Some thoughts on grammar:
B.J. Chute says that “Grammar is to a writer what anatomy is to a sculptor, or the scales to a musician. You may loathe it, it may bore you, but nothing will replace it, and once mastered it will support you like a rock.”
Grammar is simply the collection of principles defining how to put together a sentence.
Grammar is like a game of chess. Each piece of grammar has a form (e.g. the king, the queen, the knight, the rook, the bishop, the pawns.) Each of these forms has permissible modes of moving or functioning.
“Grammar is the business of
taking a language to pieces, to see how it works.”
(David Crystal)
Fearing or hating your inner grammar is like fearing or hating your lungs, and no more useful.
English grammar is like reading itself; it demands discipline, and it develops analytical strength.
Grammar is like music, you can hear when it’s done wrong.
For me, grammar is like vegetables. They both are the things I don't like, but have to take in for myself. I have to eat vegetables to keep myself healthy, even though I don't like them that much.
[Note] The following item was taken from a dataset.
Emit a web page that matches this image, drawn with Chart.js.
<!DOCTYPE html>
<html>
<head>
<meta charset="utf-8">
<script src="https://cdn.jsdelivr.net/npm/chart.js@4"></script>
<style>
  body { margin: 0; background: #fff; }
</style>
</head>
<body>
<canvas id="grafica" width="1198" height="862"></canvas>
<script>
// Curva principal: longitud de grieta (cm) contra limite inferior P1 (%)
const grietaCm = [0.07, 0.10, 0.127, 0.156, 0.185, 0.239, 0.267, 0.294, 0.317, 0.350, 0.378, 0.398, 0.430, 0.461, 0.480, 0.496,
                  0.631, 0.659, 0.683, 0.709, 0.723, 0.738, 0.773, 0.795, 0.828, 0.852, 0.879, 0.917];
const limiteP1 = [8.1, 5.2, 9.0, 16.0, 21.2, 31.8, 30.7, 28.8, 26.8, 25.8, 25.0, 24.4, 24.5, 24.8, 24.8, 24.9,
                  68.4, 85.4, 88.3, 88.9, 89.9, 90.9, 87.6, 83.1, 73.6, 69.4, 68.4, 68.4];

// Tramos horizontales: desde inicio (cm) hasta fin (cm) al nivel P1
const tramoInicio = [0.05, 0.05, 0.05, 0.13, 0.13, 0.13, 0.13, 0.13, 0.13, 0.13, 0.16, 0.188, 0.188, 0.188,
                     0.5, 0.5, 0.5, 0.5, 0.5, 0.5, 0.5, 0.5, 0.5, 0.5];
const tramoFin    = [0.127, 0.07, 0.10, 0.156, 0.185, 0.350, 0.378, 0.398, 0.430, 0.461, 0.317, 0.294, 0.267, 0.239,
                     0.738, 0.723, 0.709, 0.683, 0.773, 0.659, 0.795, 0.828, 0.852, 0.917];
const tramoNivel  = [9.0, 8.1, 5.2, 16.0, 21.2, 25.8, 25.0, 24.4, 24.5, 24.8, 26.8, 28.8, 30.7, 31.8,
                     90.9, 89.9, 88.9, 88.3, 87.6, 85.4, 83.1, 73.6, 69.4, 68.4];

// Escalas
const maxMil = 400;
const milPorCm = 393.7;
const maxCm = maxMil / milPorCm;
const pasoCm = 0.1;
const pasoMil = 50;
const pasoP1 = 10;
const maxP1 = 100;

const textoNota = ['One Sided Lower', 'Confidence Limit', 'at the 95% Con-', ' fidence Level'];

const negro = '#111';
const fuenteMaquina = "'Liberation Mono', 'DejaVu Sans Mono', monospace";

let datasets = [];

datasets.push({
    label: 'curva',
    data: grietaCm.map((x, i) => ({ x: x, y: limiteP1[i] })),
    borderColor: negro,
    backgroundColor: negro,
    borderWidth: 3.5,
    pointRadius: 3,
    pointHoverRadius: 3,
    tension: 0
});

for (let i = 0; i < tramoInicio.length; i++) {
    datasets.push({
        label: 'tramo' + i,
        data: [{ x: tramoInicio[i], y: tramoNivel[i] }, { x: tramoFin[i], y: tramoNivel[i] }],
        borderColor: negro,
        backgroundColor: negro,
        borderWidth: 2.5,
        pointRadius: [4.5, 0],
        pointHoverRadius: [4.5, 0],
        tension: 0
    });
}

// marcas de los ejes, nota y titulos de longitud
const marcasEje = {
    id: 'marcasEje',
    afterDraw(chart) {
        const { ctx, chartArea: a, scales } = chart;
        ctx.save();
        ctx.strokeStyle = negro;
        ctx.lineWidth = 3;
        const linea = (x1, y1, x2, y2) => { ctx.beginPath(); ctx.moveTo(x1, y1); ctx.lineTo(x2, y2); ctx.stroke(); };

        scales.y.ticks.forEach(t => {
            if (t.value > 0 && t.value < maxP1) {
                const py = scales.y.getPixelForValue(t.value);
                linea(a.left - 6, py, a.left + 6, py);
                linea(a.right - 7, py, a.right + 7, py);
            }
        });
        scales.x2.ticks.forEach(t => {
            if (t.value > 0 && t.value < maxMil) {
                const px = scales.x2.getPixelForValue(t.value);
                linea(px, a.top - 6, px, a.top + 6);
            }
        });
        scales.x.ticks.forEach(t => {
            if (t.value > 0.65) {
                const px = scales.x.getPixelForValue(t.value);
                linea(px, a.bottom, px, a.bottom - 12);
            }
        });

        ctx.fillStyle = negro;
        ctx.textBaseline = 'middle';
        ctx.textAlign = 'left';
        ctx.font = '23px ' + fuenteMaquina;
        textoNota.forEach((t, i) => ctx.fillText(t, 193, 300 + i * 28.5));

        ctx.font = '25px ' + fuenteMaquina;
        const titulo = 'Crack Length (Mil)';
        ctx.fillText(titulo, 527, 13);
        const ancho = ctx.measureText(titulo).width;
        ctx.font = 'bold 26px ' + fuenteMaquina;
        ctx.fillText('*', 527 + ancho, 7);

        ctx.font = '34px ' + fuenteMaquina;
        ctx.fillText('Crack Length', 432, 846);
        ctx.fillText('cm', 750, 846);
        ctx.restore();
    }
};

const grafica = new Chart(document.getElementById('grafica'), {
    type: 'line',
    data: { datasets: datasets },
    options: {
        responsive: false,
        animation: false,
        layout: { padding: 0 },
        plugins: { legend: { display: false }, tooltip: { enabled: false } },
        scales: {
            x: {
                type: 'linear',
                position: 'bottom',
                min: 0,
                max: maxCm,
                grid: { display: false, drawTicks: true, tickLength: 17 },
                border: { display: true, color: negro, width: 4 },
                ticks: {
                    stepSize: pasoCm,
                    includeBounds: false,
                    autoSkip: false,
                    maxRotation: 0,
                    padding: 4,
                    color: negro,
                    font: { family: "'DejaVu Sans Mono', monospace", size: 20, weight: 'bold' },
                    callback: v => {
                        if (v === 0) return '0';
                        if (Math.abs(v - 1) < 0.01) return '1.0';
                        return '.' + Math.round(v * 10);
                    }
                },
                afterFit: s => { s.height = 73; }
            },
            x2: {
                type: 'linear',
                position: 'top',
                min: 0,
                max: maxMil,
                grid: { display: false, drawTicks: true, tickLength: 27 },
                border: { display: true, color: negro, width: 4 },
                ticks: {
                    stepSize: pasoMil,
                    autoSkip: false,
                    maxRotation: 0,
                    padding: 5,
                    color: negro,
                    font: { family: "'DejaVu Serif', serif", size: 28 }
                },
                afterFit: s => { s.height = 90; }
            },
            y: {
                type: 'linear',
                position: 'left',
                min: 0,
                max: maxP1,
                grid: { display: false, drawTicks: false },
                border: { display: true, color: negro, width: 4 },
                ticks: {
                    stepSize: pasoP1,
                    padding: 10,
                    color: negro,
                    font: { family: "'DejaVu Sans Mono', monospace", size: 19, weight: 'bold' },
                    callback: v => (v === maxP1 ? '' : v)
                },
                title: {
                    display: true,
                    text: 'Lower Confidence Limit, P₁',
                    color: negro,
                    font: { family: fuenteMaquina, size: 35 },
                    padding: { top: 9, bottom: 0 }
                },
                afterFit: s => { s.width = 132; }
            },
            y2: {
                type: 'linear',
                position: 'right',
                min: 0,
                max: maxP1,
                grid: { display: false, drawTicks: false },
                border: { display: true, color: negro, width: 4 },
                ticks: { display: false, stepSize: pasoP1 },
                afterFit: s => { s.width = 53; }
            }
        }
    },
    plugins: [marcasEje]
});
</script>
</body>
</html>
Grammar isn't a set of rules that one memorizes. It is a living, complex, evolving, thing that must be experienced, enjoyed, and accepted for what it is. In other words, grammar is much like a woman.
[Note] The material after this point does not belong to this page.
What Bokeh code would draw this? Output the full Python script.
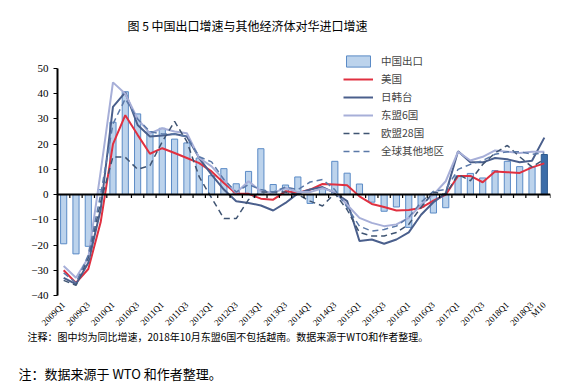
from math import pi
import numpy as np
from bokeh.plotting import figure
from bokeh.layouts import column
from bokeh.models import (ColumnDataSource, Range1d, FixedTicker, Span, Label,
                          Legend, LegendItem)
from bokeh.core.properties import value
from bokeh.embed import file_html
from bokeh.resources import INLINE

# ---------------- data ----------------
categories = [
    "2009Q1", "2009Q2", "2009Q3", "2009Q4", "2010Q1", "2010Q2", "2010Q3", "2010Q4",
    "2011Q1", "2011Q2", "2011Q3", "2011Q4", "2012Q1", "2012Q2", "2012Q3", "2012Q4",
    "2013Q1", "2013Q2", "2013Q3", "2013Q4", "2014Q1", "2014Q2", "2014Q3", "2014Q4",
    "2015Q1", "2015Q2", "2015Q3", "2015Q4", "2016Q1", "2016Q2", "2016Q3", "2016Q4",
    "2017Q1", "2017Q2", "2017Q3", "2017Q4", "2018Q1", "2018Q2", "2018Q3", "M10",
]

china_export = [-19.5, -23.5, -20.5, 2.0, 28.7, 40.8, 32.0, 25.0, 26.3, 22.0,
                20.5, 14.5, 7.5, 10.3, 4.3, 9.2, 18.2, 4.0, 3.8, 7.0,
                -3.5, 2.5, 13.2, 8.5, 4.2, -3.0, -6.6, -4.9, -13.0, -5.0,
                -7.3, -5.2, 7.4, 8.4, 6.6, 9.5, 13.2, 11.1, 10.9, 15.9]

usa = [-30.0, -35.0, -29.5, -11.0, 20.0, 31.5, 23.7, 16.2, 18.4, 16.5,
       14.5, 12.5, 9.2, 4.6, 0.3, 0.3, -1.6, -2.0, 1.3, 0.7,
       2.0, 4.2, 4.0, 3.7, -0.7, -3.7, -4.9, -6.3, -6.1, -5.3,
       -2.4, 0.0, 7.4, 7.4, 4.9, 9.2, 8.9, 8.6, 10.8, 12.4]

jkt = [-33.0, -35.5, -27.0, -6.0, 34.8, 40.5, 27.6, 23.0, 23.4, 24.0,
       23.0, 14.5, 7.9, 2.0, -2.6, -3.3, -4.3, -6.3, -3.3, 0.5,
       2.0, 3.0, 0.7, -2.6, -18.4, -17.8, -19.5, -17.8, -15.0, -8.0,
       -3.0, 0.5, 17.2, 12.8, 12.8, 14.5, 14.0, 12.8, 13.4, 22.6]

asean6 = [-28.3, -33.0, -25.0, 9.0, 44.5, 40.0, 30.0, 24.3, 26.3, 25.0,
          24.3, 14.5, 11.2, 5.9, 0.7, 5.3, 1.3, 0.7, 2.6, 1.0,
          1.0, 2.5, 1.0, -4.0, -9.2, -11.2, -12.5, -11.8, -9.2, -4.0,
          0.0, 5.3, 17.0, 13.5, 15.0, 17.5, 17.0, 16.5, 17.0, 17.0]

eu28 = [-34.0, -36.0, -25.0, -3.0, 15.0, 14.8, 10.0, 11.5, 21.0, 29.0,
        21.0, 7.0, -1.3, -9.5, -9.5, -2.0, 1.0, 1.0, 1.0, 0.0,
        -2.6, -4.5, 0.5, -6.0, -15.0, -16.4, -16.4, -15.0, -11.8, -5.0,
        1.0, 0.0, 8.0, 5.5, 12.0, 16.5, 19.5, 15.0, 11.0, 14.0]

rest_world = [-31.0, -35.0, -24.0, 0.0, 28.0, 38.0, 30.0, 25.0, 24.0, 24.0,
              23.0, 15.0, 13.0, 6.0, 1.0, 4.0, 2.0, 1.0, 3.0, 2.0,
              5.0, 6.0, 2.0, -5.0, -12.5, -14.5, -13.8, -12.5, -9.0, -3.0,
              1.3, 2.0, 10.0, 12.0, 13.5, 16.0, 17.0, 17.0, 16.0, 16.5]

y_ticks = [-40, -30, -20, -10, 0, 10, 20, 30, 40, 50]

series_names = ["中国出口", "美国", "日韩台", "东盟6国", "欧盟28国", "全球其他地区"]
title_text = "图 5 中国出口增速与其他经济体对华进口增速"
note1_text = "注释：图中均为同比增速，2018年10月东盟6国不包括越南。数据来源于WTO和作者整理。"
note2_text = "注：数据来源于 WTO 和作者整理。"

# ---------------- layout constants (pixels) ----------------
W = 566
PLOT_LEFT, PLOT_RIGHT = 57, 550
PLOT_TOP, PLOT_BOTTOM = 68, 295
H_MAIN = 300          # main chart canvas (frame runs from row 0 to PLOT_BOTTOM)
H_LOW = 86            # strip under it: category labels and notes

CJK = "Noto Sans CJK SC"
SERIF = "Liberation Serif"

n = len(categories)
xs = np.arange(n)
bar_fill = ["#3C6DA8" if c == "M10" else "#BCD3EC" for c in categories]
bar_line = ["#2F5A8F" if c == "M10" else "#5B8BC6" for c in categories]

src = ColumnDataSource(dict(x=xs, china=china_export, us=usa, jkt=jkt, asean=asean6,
                            eu=eu28, row=rest_world, fill=bar_fill, line=bar_line))

y_min, y_max = y_ticks[0], y_ticks[-1]
px_per_unit = (PLOT_BOTTOM - PLOT_TOP) / (y_max - y_min)
y_top = y_max + PLOT_TOP / px_per_unit
x_lo, x_hi = -0.5, n - 0.5
px_per_cat = (PLOT_RIGHT - PLOT_LEFT) / (x_hi - x_lo)

# ---------------- main chart ----------------
p = figure(width=W, height=H_MAIN, output_backend="svg", toolbar_location=None,
           x_range=Range1d(x_lo, x_hi), y_range=Range1d(y_min, y_top),
           x_axis_location=None,
           min_border_left=PLOT_LEFT, min_border_right=W - PLOT_RIGHT,
           min_border_top=0, min_border_bottom=H_MAIN - PLOT_BOTTOM)
p.outline_line_color = None
p.grid.visible = False
p.background_fill_color = "white"

r_bar = p.vbar(x="x", top="china", width=0.5, fill_color="fill", line_color="line",
               line_width=1, source=src)
r_us = p.line("x", "us", source=src, line_color="#E03040", line_width=2)
r_jkt = p.line("x", "jkt", source=src, line_color="#4A5F8C", line_width=2)
r_as = p.line("x", "asean", source=src, line_color="#A7AFD8", line_width=2)
r_eu = p.line("x", "eu", source=src, line_color="#3F5472", line_width=1.5,
              line_dash="6 4")
r_row = p.line("x", "row", source=src, line_color="#5B79A8", line_width=1.5,
               line_dash="6 4")

# zero axis line with category boundary ticks
p.add_layout(Span(location=0, dimension="width", line_color="black", line_width=2))
bx = xs + 0.5
p.segment(x0=bx, y0=np.zeros(n), x1=bx, y1=np.full(n, -1.3), line_color="black",
          line_width=1.2)

# y axis
yax = p.yaxis[0]
yax.ticker = FixedTicker(ticks=y_ticks)
yax.bounds = (y_min, y_max)
yax.axis_line_color = "black"
yax.axis_line_width = 2
yax.major_tick_line_color = "black"
yax.major_tick_out = 4
yax.major_tick_in = 0
yax.minor_tick_line_color = None
yax.major_label_text_font = SERIF
yax.major_label_text_font_size = "11px"
yax.major_label_text_color = "black"
yax.major_label_standoff = 5

# legend
items = [LegendItem(label=series_names[0], renderers=[r_bar]),
         LegendItem(label=series_names[1], renderers=[r_us]),
         LegendItem(label=series_names[2], renderers=[r_jkt]),
         LegendItem(label=series_names[3], renderers=[r_as]),
         LegendItem(label=series_names[4], renderers=[r_eu]),
         LegendItem(label=series_names[5], renderers=[r_row])]
legend = Legend(items=items, location=(281, PLOT_BOTTOM - 163), glyph_width=30,
                glyph_height=14, label_height=14, spacing=3, padding=5,
                label_standoff=8, label_text_font=CJK, label_text_font_size="10.5px",
                border_line_alpha=0, background_fill_alpha=0)
p.add_layout(legend)

# title
p.add_layout(Label(x=247 - PLOT_LEFT, y=PLOT_BOTTOM - 25, x_units="screen",
                   y_units="screen", text=title_text, text_align="center",
                   text_baseline="middle", text_font=CJK, text_font_size="12px",
                   text_color="black"))

# ---------------- strip: category labels + notes ----------------
low = figure(width=W, height=H_LOW, output_backend="svg", toolbar_location=None,
             x_range=Range1d(x_lo - PLOT_LEFT / px_per_cat,
                             x_hi + (W - PLOT_RIGHT) / px_per_cat),
             y_range=Range1d(0, H_LOW),
             x_axis_location=None, y_axis_location=None,
             min_border_left=0, min_border_right=0, min_border_top=0,
             min_border_bottom=0)
low.outline_line_color = None
low.grid.visible = False

# keep each canvas's own frame (no frame alignment across the column)
for fig in (p, low):
    try:
        fig.frame_align = False
    except Exception:
        pass

# every second quarter plus the final month, on the same category scale
tick_pos = list(range(0, n - 1, 2)) + [n - 1]
label_row = H_LOW - 3
low.text(x=tick_pos, y=[label_row] * len(tick_pos),
         text=[categories[t] for t in tick_pos], angle=pi / 4, text_align="right",
         text_baseline="middle", text_font=value(SERIF), text_font_size="9px",
         text_color="black")

low.add_layout(Label(x=27, y=H_LOW - 36, x_units="screen", y_units="screen",
                     text=note1_text, text_align="left", text_baseline="middle",
                     text_font=CJK, text_font_size="10px", text_color="black"))
low.add_layout(Label(x=18, y=H_LOW - 73, x_units="screen", y_units="screen",
                     text=note2_text, text_align="left", text_baseline="middle",
                     text_font=CJK, text_font_size="13px", text_color="black"))

layout = column(p, low, spacing=0)
open("out.html", "w").write(file_html(layout, INLINE))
Grammar is like a sandpit: it gives children a chance to play with the relations between substances and things
Without Grammar it is like trying to find one's way across country without map or signposts.
Grammar is the system of a language. People sometimes describe grammar as the "rules" of a language; but in fact no language has rules. If we use the word "rules", we suggest that somebody created the rules first and then spoke the language, like a new game. But languages did not start like that. Languages started by people making sounds which evolved into words, phrases and sentences. No commonly-spoken language is fixed. All languages change over time. What we call "grammar" is simply a reflection of a language at a particular time.
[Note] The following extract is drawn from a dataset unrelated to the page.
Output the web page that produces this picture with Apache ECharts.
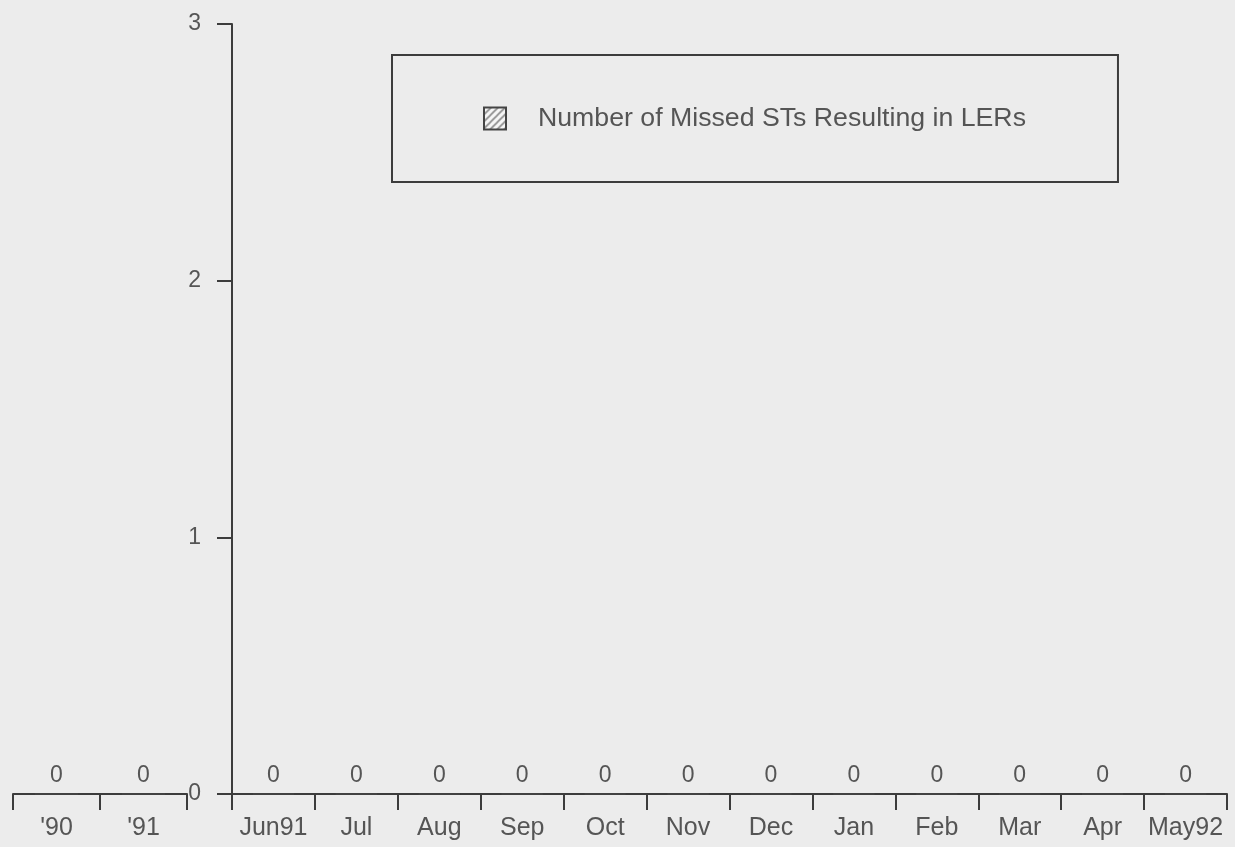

Grammar is awareness raising, i.e. focusing learners' attention on the grammar meaning and form
Grammar is the study of the rules governing the use of a language. That set of rules is also called the grammar of the language, and each language has its own distinct grammar. Grammar is part of the general study of language called linguistics.
Grammar is a study of the laws of a language that makes sense of the words.
A grammar is minimally a device that distinguishes well- from ill-formed expressions.